With this appealing simplicity comes a bonus: renewed inspiration to dine, and to dine well. An American Place is one of the few restaurants I can visit when I'm not hungry and still manage to consume a three-course meal. Not that one has to A what used to be the Jockey Club's private dining room is now a spacious, 350-seat restaurant in-the-round, plus a casual lounge, a dockside bar, and a banquet room. A curious mixture of dignified elegance (a carpet that rivals the amply arrayed plants for greenery); stuffy exclusivity (a word to the guard at the gate on Biscayne lets you through); riveting architecture (a stunning trompe l'oeil ceiling, the dome all palm fronds and terra cotta rooftops); joie de vivre (china imprinted with seashells and sailboats); and lounge-lizard entertainment (an untalented vocalist completely at odds with the atmosphere) allows you to order a dense devil's-food cake for dinner if you so desire, as I noticed one patron doing, without a single staff member lifting a well-trained eyebrow.

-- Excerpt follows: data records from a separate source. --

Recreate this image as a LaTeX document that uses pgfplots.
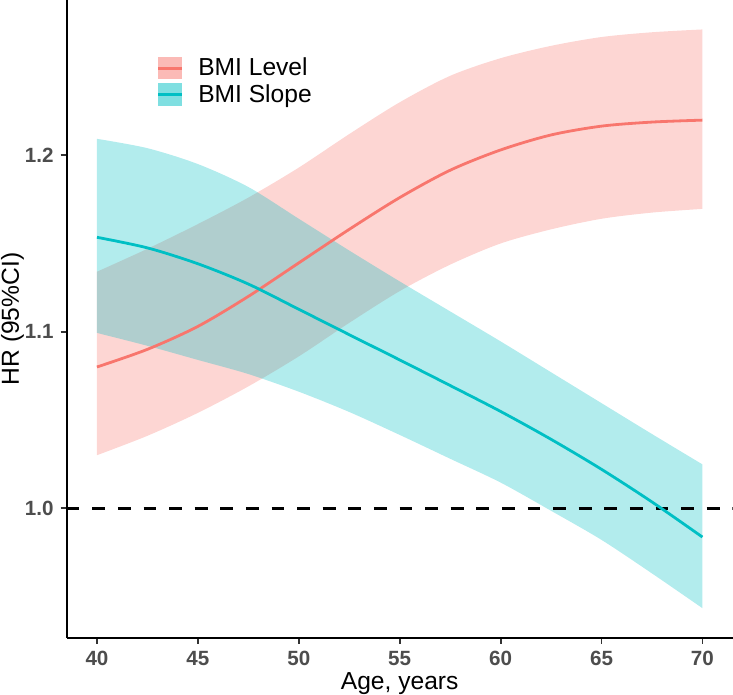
\documentclass[border=0pt]{standalone}
\usepackage{fontspec}
\setmainfont{Liberation Sans}
\usepackage{pgfplots}
\usepackage{pgfplotstable}
\pgfplotsset{compat=1.18}
\usepgfplotslibrary{fillbetween}

\definecolor{lvl}{HTML}{F8766D}
\definecolor{slp}{HTML}{00BFC4}
\definecolor{gray30}{HTML}{4D4D4D}
\definecolor{gray20}{HTML}{333333}

% HR and 95% CI by age
\pgfplotstableread{
x     lvl    lvllo  lvlhi  slp    slplo  slphi
40    1.080  1.030  1.134  1.1535 1.0993 1.2093
42.5  1.090  1.041  1.147  1.1475 1.092  1.204
45    1.103  1.054  1.161  1.1385 1.084  1.195
47.5  1.120  1.069  1.176  1.127  1.076  1.182
50    1.139  1.086  1.193  1.1127 1.066  1.164
52.5  1.158  1.105  1.212  1.0983 1.0545 1.146
55    1.176  1.123  1.230  1.0840 1.0415 1.1285
57.5  1.1915 1.138  1.245  1.0695 1.028  1.1115
60    1.2030 1.150  1.255  1.0548 1.0145 1.0945
62.5  1.2115 1.158  1.262  1.0390 0.9985 1.077
65    1.2165 1.164  1.267  1.0220 0.982  1.0595
67.5  1.2188 1.1675 1.2697 1.0035 0.963  1.042
70    1.2199 1.1696 1.2713 0.9836 0.9433 1.0248
}\hr

\newcommand{\txt}{\fontsize{10.3}{12.4}\selectfont}
\newcommand{\ttl}{\fontsize{12.3}{14.8}\selectfont}

\begin{document}
\begin{tikzpicture}
\begin{axis}[
  at={(0pt,0pt)}, anchor=south west,
  width=333pt, height=319pt, scale only axis,
  xmin=38.5, xmax=71.5, ymin=0.9264, ymax=1.288,
  axis lines=left,
  axis line style={-, line width=0.9pt, black},
  xtick={40,45,...,70}, ytick={1.0,1.1,1.2},
  tick align=outside, major tick length=3pt,
  tick style={gray20, line width=0.9pt},
  /pgf/number format/assume math mode=true,
  yticklabel style={/pgf/number format/.cd, fixed, fixed zerofill, precision=1},
  ticklabel style={font=\txt\bfseries, text=gray30},
  xlabel={Age, years}, ylabel={HR (95\%CI)},
  label style={font=\ttl},
  x label style={at={([yshift=-26pt]axis description cs:0.5,0)}, anchor=base},
  y label style={at={([xshift=-27.1pt]axis description cs:0,0.5)}, anchor=center},
  legend cell align=left,
  legend style={draw=none, fill=none, font=\ttl,
    at={(axis description cs:0.1351,0.9111)}, anchor=north west,
    inner sep=0pt, row sep=1.95pt, column sep=7.5pt,
    nodes={inner sep=0pt}},
]
\addplot[name path=lu, draw=none, smooth, forget plot] table[x=x, y=lvlhi] {\hr};
\addplot[name path=ll, draw=none, smooth, forget plot] table[x=x, y=lvllo] {\hr};
\addplot[name path=su, draw=none, smooth, forget plot] table[x=x, y=slphi] {\hr};
\addplot[name path=sl, draw=none, smooth, forget plot] table[x=x, y=slplo] {\hr};
\addplot[fill=lvl, fill opacity=0.3, draw=none, forget plot] fill between[of=lu and ll];
\addplot[fill=slp, fill opacity=0.3, draw=none, forget plot] fill between[of=su and sl];

\addplot[forget plot, black, line width=1.6pt, dash pattern=on 6.4pt off 6.4pt]
  coordinates {(38.5,1.0) (71.5,1.0)};

\addplot[lvl, line width=1.4pt, smooth,
  legend image code/.code={
    \path[fill=lvl, fill opacity=0.5, draw=none] (0pt,-5.6pt) rectangle (11.7pt,5.6pt);
    \draw[lvl, line width=1.4pt] (0pt,0pt) -- (11.7pt,0pt);}]
  table[x=x, y=lvl] {\hr};
\addplot[slp, line width=1.4pt, smooth,
  legend image code/.code={
    \path[fill=slp, fill opacity=0.5, draw=none] (0pt,-5.6pt) rectangle (11.7pt,5.6pt);
    \draw[slp, line width=1.4pt] (0pt,0pt) -- (11.7pt,0pt);}]
  table[x=x, y=slp] {\hr};

\legend{BMI Level, BMI Slope}
\end{axis}
\pgfresetboundingbox
\path[use as bounding box] (-33.35pt,-28.5pt) rectangle (333.15pt,319pt);
\end{tikzpicture}
\end{document}
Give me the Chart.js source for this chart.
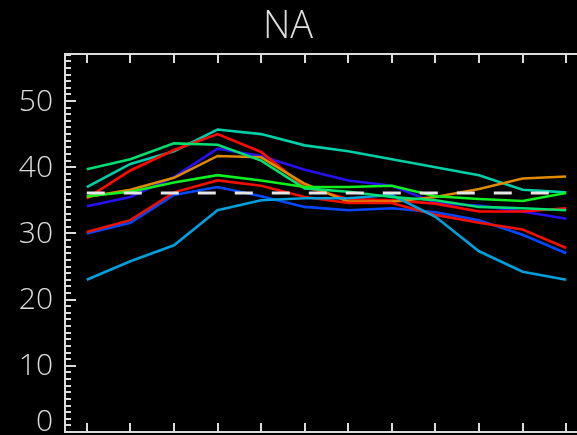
<!DOCTYPE html>
<html>
<head>
<meta charset="utf-8">
<script src="https://cdn.jsdelivr.net/npm/chart.js@4.4.1/dist/chart.umd.min.js"></script>
<style>
  html, body { margin: 0; padding: 0; background: #000; overflow: hidden; width: 577px; height: 435px; }
  #wrap { position: absolute; left: 0; top: 0; width: 600px; height: 440px; }
  canvas { display: block; }
</style>
</head>
<body>
<div id="wrap"><canvas id="c" width="600" height="440"></canvas></div>
<script>
// Panel title
const panelTitle = 'NA';

// Month index along the x axis
const months = [1, 2, 3, 4, 5, 6, 7, 8, 9, 10, 11, 12];

// Labelled y ticks
const yTickLabels = [0, 10, 20, 30, 40, 50];

// Monthly series
const tealSeries   = [37.0, 40.5, 42.4, 45.7, 45.0, 43.3, 42.4, 41.2, 40.0, 38.8, 36.6, 36.2];
const springSeries = [39.7, 41.2, 43.6, 43.4, 41.0, 36.8, 36.3, 35.5, 35.0, 34.0, 33.8, 33.5];
const orangeSeries = [35.5, 36.6, 38.4, 41.7, 41.5, 37.5, 34.8, 34.8, 35.5, 36.7, 38.3, 38.6];
const indigoSeries = [34.1, 35.5, 38.5, 42.8, 41.7, 39.6, 38.0, 37.2, 34.6, 34.2, 33.3, 32.2];
const redASeries   = [35.3, 39.5, 42.6, 45.0, 42.3, 37.0, 35.2, 35.0, 34.5, 33.3, 33.3, 33.8];
const greenSeries  = [35.6, 36.3, 37.7, 38.8, 38.0, 37.0, 37.0, 37.2, 35.6, 35.2, 34.9, 36.1];
const redESeries   = [30.2, 32.0, 36.2, 38.0, 37.2, 35.5, 34.6, 34.6, 32.8, 31.6, 30.6, 27.8];
const blueSeries   = [30.0, 31.6, 35.8, 37.0, 35.6, 34.0, 33.5, 33.8, 33.2, 32.0, 29.8, 27.0];
const skySeries    = [23.0, 25.8, 28.2, 33.5, 35.0, 35.3, 35.3, 35.8, 32.5, 27.3, 24.2, 23.0];
const meanLevel    = [36.1, 36.1, 36.1, 36.1, 36.1, 36.1, 36.1, 36.1, 36.1, 36.1, 36.1, 36.1];

const Y_MAX = 57.1;

const toPoints = vals => months.map((m, i) => ({ x: m, y: vals[i] }));

const lineSpecs = [
  { data: meanLevel,    color: '#e6e6e6', dash: [18, 19], width: 3 },
  { data: greenSeries,  color: '#10f020' },
  { data: springSeries, color: '#00e070' },
  { data: skySeries,    color: '#00a0dc' },
  { data: redESeries,   color: '#f01000' },
  { data: blueSeries,   color: '#0048ff' },
  { data: orangeSeries, color: '#e08a00' },
  { data: redASeries,   color: '#ff0a00' },
  { data: indigoSeries, color: '#2810f0' },
  { data: tealSeries,   color: '#00d0a8' }
];

const datasets = lineSpecs.map(s => ({
  data: toPoints(s.data),
  borderColor: s.color,
  borderWidth: s.width || 2.6,
  borderDash: s.dash || [],
  pointRadius: 0,
  tension: 0,
  fill: false
}));

const AXIS_COLOR = '#dcdcdc';
const LABEL_FONT = "300 30px 'Open Sans'";

// Box axes with inward ticks on all four sides
const boxAxes = {
  id: 'boxAxes',
  afterDraw(chart) {
    const { ctx, chartArea: a, scales: { x, y } } = chart;
    ctx.save();
    ctx.strokeStyle = AXIS_COLOR;
    ctx.lineWidth = 2;
    ctx.strokeRect(a.left, a.top, a.right - a.left, a.bottom - a.top);

    ctx.beginPath();
    months.forEach(m => {
      const px = Math.round(x.getPixelForValue(m));
      ctx.moveTo(px, a.bottom); ctx.lineTo(px, a.bottom - 9);
      ctx.moveTo(px, a.top);    ctx.lineTo(px, a.top + 9);
    });
    for (let v = 0; v <= Math.floor(Y_MAX); v++) {
      const py = Math.round(y.getPixelForValue(v));
      const len = v % 10 === 0 ? 11 : 6;
      ctx.moveTo(a.left, py);  ctx.lineTo(a.left + len, py);
      ctx.moveTo(a.right, py); ctx.lineTo(a.right - len, py);
    }
    ctx.stroke();

    ctx.fillStyle = AXIS_COLOR;
    ctx.font = LABEL_FONT;
    ctx.textAlign = 'right';
    ctx.textBaseline = 'middle';
    yTickLabels.forEach(v => {
      let py = y.getPixelForValue(v);
      py = Math.min(py, a.bottom - 11);
      ctx.fillText(String(v), a.left - 12, py + 1);
    });

    ctx.font = "300 38px 'Open Sans'";
    ctx.textAlign = 'center';
    ctx.fillText(panelTitle, 288, 27);
    ctx.restore();
  }
};

new Chart(document.getElementById('c'), {
  type: 'line',
  data: { datasets },
  options: {
    responsive: false,
    animation: false,
    layout: { padding: { left: 65, top: 54, right: 12, bottom: 8 } },
    plugins: { legend: { display: false }, tooltip: { enabled: false }, title: { display: false } },
    scales: {
      x: { type: 'linear', min: 0.5, max: 12.5, display: false },
      y: { type: 'linear', min: 0, max: Y_MAX, display: false }
    }
  },
  plugins: [boxAxes]
});
</script>
</body>
</html>
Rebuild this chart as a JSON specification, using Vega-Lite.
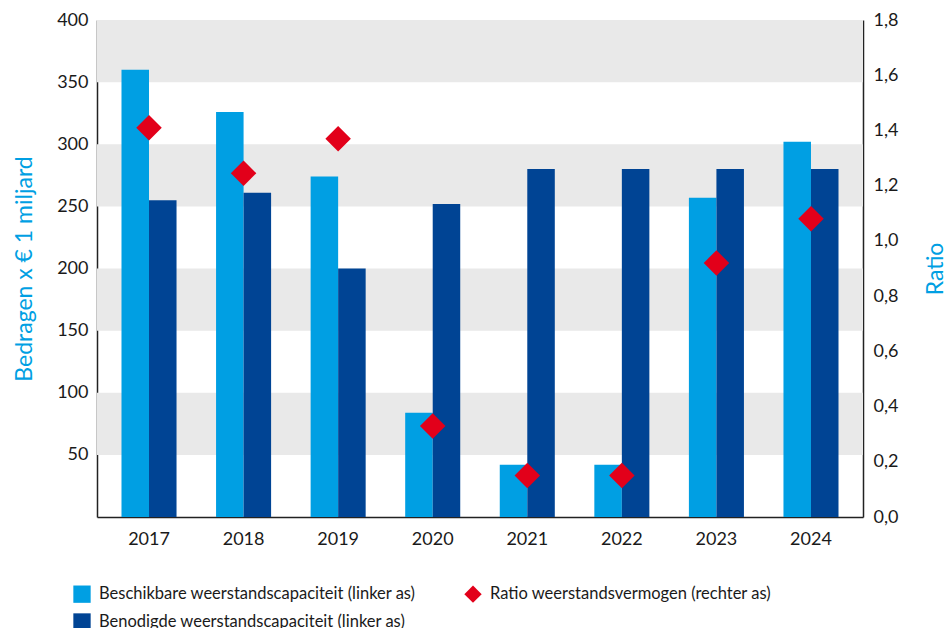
{
  "$schema": "https://vega.github.io/schema/vega-lite/v6.json",
  "width": 766,
  "height": 497,
  "autosize": {"type": "none"},
  "padding": {"left": 97, "top": 20, "right": 86, "bottom": 111},
  "background": "white",
  "config": {
    "view": {"stroke": null},
    "font": "Lato",
    "axis": {
      "labelFont": "Lato",
      "labelFontSize": 18,
      "labelColor": "#1a1a1a",
      "titleFont": "Lato",
      "titleFontSize": 23,
      "titleFontWeight": "normal",
      "titleColor": "#009fe3",
      "domainColor": "#222222",
      "domainWidth": 1.5,
      "ticks": false,
      "grid": false
    },
    "legend": {
      "labelFont": "Lato",
      "labelFontSize": 16.5,
      "labelColor": "#1a1a1a",
      "title": null,
      "orient": "none",
      "legendX": -24,
      "legendY": 565,
      "direction": "horizontal",
      "columns": 2,
      "columnPadding": 48,
      "rowPadding": 10,
      "symbolSize": 300,
      "symbolStrokeWidth": 0,
      "symbolOpacity": 1,
      "labelOffset": 8,
      "labelLimit": 450
    }
  },
  "title": {
    "text": "(Bedragen x € 1 miljard)",
    "anchor": "start",
    "frame": "group",
    "orient": "top",
    "baseline": "alphabetic",
    "fontSize": 23,
    "fontWeight": "normal",
    "color": "#777777",
    "font": "Lato",
    "dx": -97,
    "offset": 17
  },
  "datasets": {
    "bands": [
      {"lo": 350, "hi": 400},
      {"lo": 250, "hi": 300},
      {"lo": 150, "hi": 200},
      {"lo": 50, "hi": 100}
    ],
    "bars": [
      {"jaar": "2017", "reeks": "Beschikbare weerstandscapaciteit (linker as)", "waarde": 360},
      {"jaar": "2017", "reeks": "Benodigde weerstandscapaciteit (linker as)", "waarde": 255},
      {"jaar": "2018", "reeks": "Beschikbare weerstandscapaciteit (linker as)", "waarde": 326},
      {"jaar": "2018", "reeks": "Benodigde weerstandscapaciteit (linker as)", "waarde": 261},
      {"jaar": "2019", "reeks": "Beschikbare weerstandscapaciteit (linker as)", "waarde": 274},
      {"jaar": "2019", "reeks": "Benodigde weerstandscapaciteit (linker as)", "waarde": 200},
      {"jaar": "2020", "reeks": "Beschikbare weerstandscapaciteit (linker as)", "waarde": 84},
      {"jaar": "2020", "reeks": "Benodigde weerstandscapaciteit (linker as)", "waarde": 252},
      {"jaar": "2021", "reeks": "Beschikbare weerstandscapaciteit (linker as)", "waarde": 42},
      {"jaar": "2021", "reeks": "Benodigde weerstandscapaciteit (linker as)", "waarde": 280},
      {"jaar": "2022", "reeks": "Beschikbare weerstandscapaciteit (linker as)", "waarde": 42},
      {"jaar": "2022", "reeks": "Benodigde weerstandscapaciteit (linker as)", "waarde": 280},
      {"jaar": "2023", "reeks": "Beschikbare weerstandscapaciteit (linker as)", "waarde": 257},
      {"jaar": "2023", "reeks": "Benodigde weerstandscapaciteit (linker as)", "waarde": 280},
      {"jaar": "2024", "reeks": "Beschikbare weerstandscapaciteit (linker as)", "waarde": 302},
      {"jaar": "2024", "reeks": "Benodigde weerstandscapaciteit (linker as)", "waarde": 280}
    ],
    "ratio": [
      {"jaar": "2017", "reeks": "Ratio weerstandsvermogen (rechter as)", "ratio": 1.41},
      {"jaar": "2018", "reeks": "Ratio weerstandsvermogen (rechter as)", "ratio": 1.245},
      {"jaar": "2019", "reeks": "Ratio weerstandsvermogen (rechter as)", "ratio": 1.37},
      {"jaar": "2020", "reeks": "Ratio weerstandsvermogen (rechter as)", "ratio": 0.33},
      {"jaar": "2021", "reeks": "Ratio weerstandsvermogen (rechter as)", "ratio": 0.15},
      {"jaar": "2022", "reeks": "Ratio weerstandsvermogen (rechter as)", "ratio": 0.15},
      {"jaar": "2023", "reeks": "Ratio weerstandsvermogen (rechter as)", "ratio": 0.92},
      {"jaar": "2024", "reeks": "Ratio weerstandsvermogen (rechter as)", "ratio": 1.08}
    ]
  },
  "layer": [
    {
      "data": {"name": "bands"},
      "mark": {"type": "rect", "color": "#e9e9e9"},
      "encoding": {
        "y": {"field": "lo", "type": "quantitative", "scale": {"domain": [0, 400], "nice": false}, "axis": null},
        "y2": {"field": "hi"}
      }
    },
    {
      "data": {"name": "bars"},
      "mark": {"type": "bar"},
      "encoding": {
        "x": {
          "field": "jaar",
          "type": "nominal",
          "title": null,
          "scale": {"paddingInner": 0.418, "paddingOuter": 0.259},
          "axis": {"labelAngle": 0, "labelPadding": 13, "labelFontSize": 18, "domain": true}
        },
        "xOffset": {
          "field": "reeks",
          "type": "nominal",
          "sort": ["Beschikbare weerstandscapaciteit (linker as)", "Benodigde weerstandscapaciteit (linker as)"],
          "scale": {"paddingInner": 0, "paddingOuter": 0}
        },
        "y": {
          "field": "waarde",
          "type": "quantitative",
          "scale": {"domain": [0, 400], "nice": false},
          "axis": {
            "title": "Bedragen x € 1 miljard",
            "values": [50, 100, 150, 200, 250, 300, 350, 400],
            "labelPadding": 9,
            "titlePadding": 20,
            "orient": "left"
          }
        },
        "color": {
          "field": "reeks",
          "type": "nominal",
          "scale": {
            "domain": ["Beschikbare weerstandscapaciteit (linker as)", "Ratio weerstandsvermogen (rechter as)", "Benodigde weerstandscapaciteit (linker as)"],
            "range": ["#009fe3", "#e2001a", "#004494"]
          }
        }
      }
    },
    {
      "data": {"name": "ratio"},
      "mark": {"type": "point", "filled": true, "size": 650, "opacity": 1},
      "encoding": {
        "x": {"field": "jaar", "type": "nominal", "title": null},
        "y": {
          "field": "ratio",
          "type": "quantitative",
          "scale": {"domain": [0, 1.8], "nice": false},
          "axis": {
            "title": "Ratio",
            "orient": "right",
            "values": [0, 0.2, 0.4, 0.6, 0.8, 1.0, 1.2, 1.4, 1.6, 1.8],
            "labelExpr": "replace(format(datum.value, '.1f'), '.', ',')",
            "labelPadding": 10,
            "titleAngle": -90,
            "titlePadding": 50
          }
        },
        "color": {
          "field": "reeks",
          "type": "nominal",
          "scale": {
            "domain": ["Beschikbare weerstandscapaciteit (linker as)", "Ratio weerstandsvermogen (rechter as)", "Benodigde weerstandscapaciteit (linker as)"],
            "range": ["#009fe3", "#e2001a", "#004494"]
          }
        },
        "shape": {
          "field": "reeks",
          "type": "nominal",
          "scale": {
            "domain": ["Beschikbare weerstandscapaciteit (linker as)", "Ratio weerstandsvermogen (rechter as)", "Benodigde weerstandscapaciteit (linker as)"],
            "range": ["square", "diamond", "square"]
          }
        }
      }
    }
  ],
  "resolve": {"scale": {"y": "independent"}}
}
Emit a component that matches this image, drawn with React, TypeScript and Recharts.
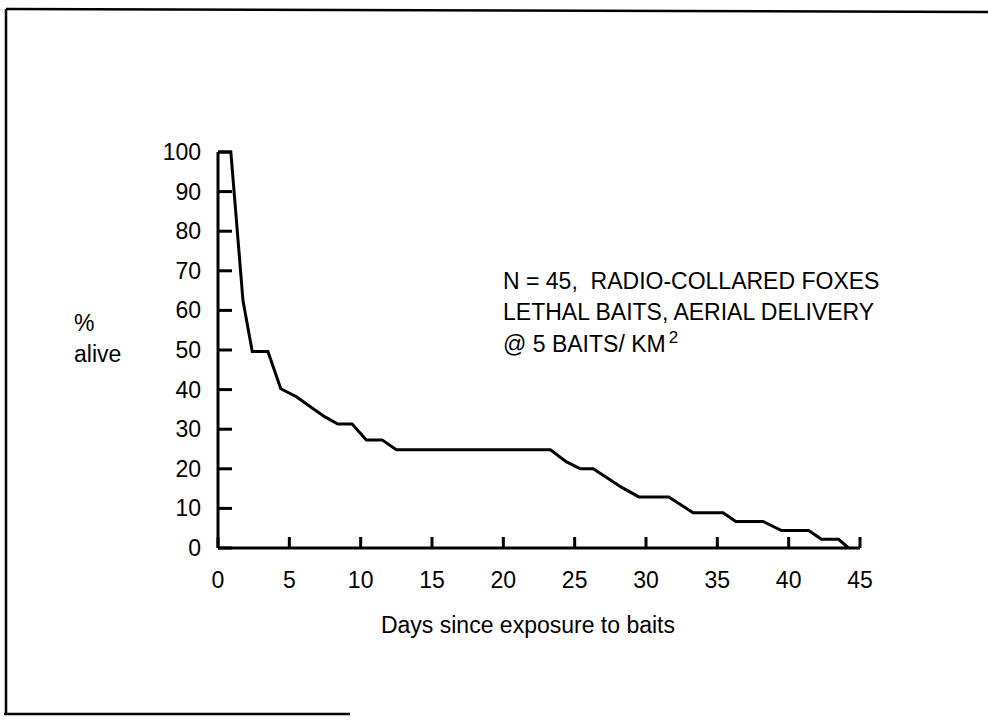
import { Line, LineChart, XAxis, YAxis } from 'recharts'

// days since exposure and % of collared foxes still alive
const days = [
  0, 0.9, 1.75, 2.4, 3.5, 4.4, 5.5, 6.5, 7.5, 8.4, 9.4, 10.4, 11.5, 12.5, 23.3,
  24.4, 25.4, 26.3, 28.3, 29.5, 31.6, 33.3, 35.4, 36.3, 38.2, 39.5, 41.4, 42.3,
  43.5, 44.2,
]
const alive = [
  100, 100, 62.5, 49.6, 49.6, 40.2, 38.2, 35.6, 33.1, 31.3, 31.3, 27.3, 27.3,
  24.8, 24.8, 21.8, 20, 20, 15.3, 12.9, 12.9, 8.9, 8.9, 6.7, 6.7, 4.4, 4.4, 2.2,
  2.2, 0,
]
const xTicks = [0, 5, 10, 15, 20, 25, 30, 35, 40, 45]
const yTicks = [0, 10, 20, 30, 40, 50, 60, 70, 80, 90, 100]
const note = [
  'N = 45,\u00a0 RADIO-COLLARED FOXES',
  'LETHAL BAITS, AERIAL DELIVERY',
  '@ 5 BAITS/ KM',
]

const data = days.map((d, i) => ({ day: d, alive: alive[i] }))

const FONT = '"Liberation Sans", Arial, Helvetica, sans-serif'
const FS = 23

function XTick(props: any) {
  const { x, y, payload } = props
  return (
    <g>
      <line x1={x} y1={y} x2={x} y2={y - 11} stroke='#000' strokeWidth={3} />
      <text
        x={x}
        y={y + 32}
        textAnchor='middle'
        dominantBaseline='central'
        fontSize={FS}
        fontFamily={FONT}
        fill='#000'
      >
        {payload.value}
      </text>
    </g>
  )
}

function YTick(props: any) {
  const { x, y, payload } = props
  return (
    <g>
      <line x1={x} y1={y} x2={x + 14} y2={y} stroke='#000' strokeWidth={3} />
      <text
        x={x - 17}
        y={y}
        textAnchor='end'
        dominantBaseline='central'
        fontSize={FS}
        fontFamily={FONT}
        fill='#000'
      >
        {payload.value}
      </text>
    </g>
  )
}

export default function App() {
  return (
    <div
      style={{
        position: 'absolute',
        left: 0,
        top: 0,
        width: 988,
        height: 722,
        background: '#fff',
      }}
    >
      <LineChart
        width={988}
        height={722}
        data={data}
        margin={{ top: 152, right: 128, bottom: 0, left: 0 }}
      >
        <XAxis
          dataKey='day'
          type='number'
          domain={[0, 45]}
          ticks={xTicks}
          interval={0}
          height={174}
          tickSize={0}
          tickMargin={0}
          tickLine={false}
          axisLine={{ stroke: '#000', strokeWidth: 3 }}
          tick={<XTick />}
        />
        <YAxis
          type='number'
          domain={[0, 100]}
          ticks={yTicks}
          interval={0}
          width={218}
          tickSize={0}
          tickMargin={0}
          tickLine={false}
          axisLine={{ stroke: '#000', strokeWidth: 3 }}
          tick={<YTick />}
        />
        <Line
          type='linear'
          dataKey='alive'
          stroke='#000'
          strokeWidth={3}
          dot={false}
          isAnimationActive={false}
        />
      </LineChart>

      <svg
        width={988}
        height={722}
        style={{ position: 'absolute', left: 0, top: 0, pointerEvents: 'none' }}
      >
        {/* scanned page frame */}
        <line x1={6} y1={9} x2={988} y2={12} stroke='#000' strokeWidth={2.5} />
        <line x1={6} y1={9} x2={6} y2={714} stroke='#000' strokeWidth={2.5} />
        <line x1={4} y1={714} x2={350} y2={714} stroke='#000' strokeWidth={2.5} />

        <g fontFamily={FONT} fontSize={FS} fill='#000'>
          <text x={74} y={323} dominantBaseline='central'>%</text>
          <text x={74} y={354} dominantBaseline='central'>alive</text>

          <text x={503} y={281} dominantBaseline='central'>{note[0]}</text>
          <text x={503} y={312} dominantBaseline='central'>{note[1]}</text>
          <text x={503} y={344} dominantBaseline='central'>
            {note[2]}
            <tspan fontSize={17} dx={3} dy={-7}>2</tspan>
          </text>

          <text x={528} y={625} textAnchor='middle' dominantBaseline='central'>
            Days since exposure to baits
          </text>
        </g>
      </svg>
    </div>
  )
}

The menu accommodates economy with a choice of four wood-oven pizzas, upgrades with Florida-fresh snapper, shrimp, and lobster, and goes unabashedly first-class with roast rack of lamb, grilled veal chop, and prime New York sirloin steak. No matter which way you opt to travel, at An American Place, you will surely fly.
Oysters, baked on a bed of sleek creamed spinach and topped with bread crumbs and a rich champagne-chive sauce, are priced at a rather steep $2.25 each, but the excellent preparation, served a la raw bar on rock salt (not to mention the novelty of being able to order just one), makes it a worthwhile appetite teaser.
Steamed white-water clams in a savory broth compose another, more delicate way to begin a meal. Grilled fennel sharpened the flavor of the clams without overwhelming them, while roasted garlic added a lingering nutty taste. Also notable was a rock shrimp gumbo (one of the few nonregional menu entries) that was offered as a special one evening, a huge bowlful of tightly curled shrimp mixed with okra and risotto in a spicy stock. Hearts of romaine salad is another attractive option, a layout of individual leaves topped by sliced fresh hearts of palm and a mildly pungent mustard vinaigrette. Seared yellowfin tuna carpaccio also comes with a salad, this one of deep-fried tobacco onion slices. Though the carpaccio, dressed in a pure chili oil, was paper-thin perfection, the onions detracted from it, too heavy and flavorless to be tolerated by the tuna.